My search on the paternal side of the family was fraught with dead ends, brick walls and frustrations, but also blessed with serendipity and long-lived friends and relatives of my ancestors who helped fill in the gaps.
But, the fear is, did I ask the right questions? What if I missed something important? When I realized the Gardners went back to 1640 Newport and that two Mayflower passengers were tucked into the mix, too, I was so shocked. My father always talked about the French (his mother) and German ties (his paternal grandmother) but had never mentioned the colonial side. I assumed most of my ancestors were more recent immigrants, like the early 1900s Irish on my mother’s side.
Years ago, when I told him of the early colonists I had discovered, he said, “Dad always said we were damn Yankees.” I silently screamed, but didn’t say anything.

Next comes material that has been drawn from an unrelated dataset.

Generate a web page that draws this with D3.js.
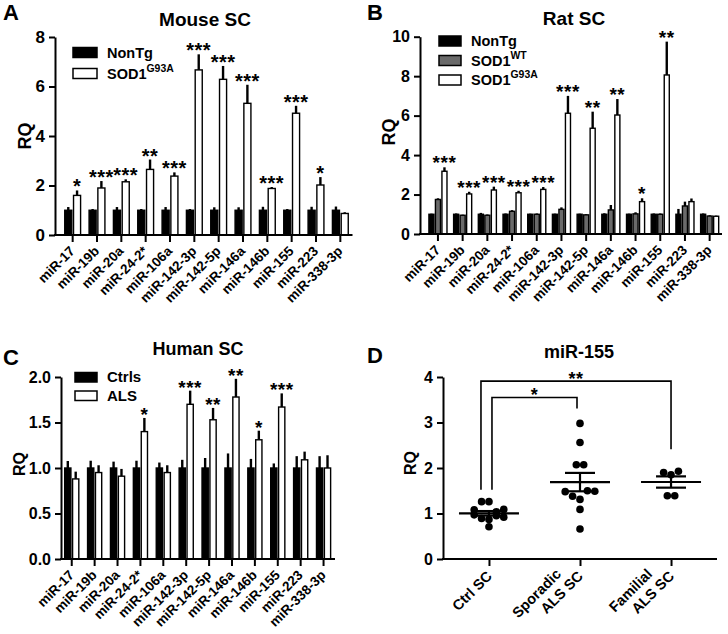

When I hit a brick wall on his mother’s father, Mitchell King, I wrote to my grandmother’s old friend, who lives in Massachusetts and is in her 90s. Even though we correspond regularly, I sent her a questionnaire with blank spaces for the answers and a self-addressed, stamped envelope to make the process painless. She replied immediately with a long letter explaining that Mitchell wasn’t my grandmother’s father. Her father, Frederick Plouffe, had died at 49 and her mother had remarried. The children had taken Mr. King’s name.
When I came across my aunt’s marriage certificate, she had listed her father’s surname as her maiden name, so I suspect there was no adoption. (And, this is a perfect way to tackle a brick wall. Look into a sibling’s life and records.).
When I told Dad, he thought for a second and then said, “Oh, I guess I knew that.” This time, I came much closer to screaming, but it wouldn’t have helped. That’s the way Dad was. His memories were ferreted out best with stories. He had to find his own way to remembering things.
My mother is the one who can be grilled like an eyewitness in a murder inquiry. She remembers names, dates, who married who and the tiniest details if you but ask. Which I do … all the time.
I learned early on that how you ask a question can be as important as the query itself. But, then you have to take it one step further. Ask the next question, too. Instead of saying “I’m having trouble finding information on Mitchell King,” and letting Dad tell me stories about his farm in Massachusetts, I should have forged on and asked more questions (after the stories, of course. There is always value in the stories).
As a result, I’ve added a new question to my interviews. Was that a first marriage? For both of them?
This can be applied to any category in your research. Not just the question, but after you discover they moved from New England to the Midwest, ask “Why did they move?” and “How did they get there?” “How did the family feel about it?” or “What happened when they got there?” can start a whole conversation that leads to other avenues you didn’t think of.
Another way to come up with questions is to do a timeline for each person you’re researching, which immediately reveals the holes in your research.
Interview again and again. I talked to my mother-in-law and her sister a couple of times casually over the years. Each time, they remember more. I find getting two people together garners more information, too. One will tell a story that will spark memories in the other person.
When I come across a new question about a person, place or line, I make note of it. Then, I ask my mother that question about her side. Sometimes an issue doesn’t come up until late in your research — and there won’t be anyone to ask. I recently took a research trip to Albany, NY, sponsored by the New England Historic Genealogical Society. There were 50 genealogists like me from around the country, all searching for our New York roots. I heard several comments on how much help it would be to ask a parent or grandparent a question. Don’t wait. Do it now!
I cousin-in-law e-mailed me when he saw my paternal family tree on ancestry.com. He is researching my great-grandmother’s family and is married to one of her brother’s descendants. I don’t know a lot about her. They were from Canada and, I suspected, they went back and forth between the US and Canada (not appearing in all the censuses). We exchanged pictures and other materials and he confirmed my suspicion when he said they returned to Canada so the youngest child would be born there. Then, he asked some questions I don’t know the answers to. Oh, how I wish I could ask my Dad.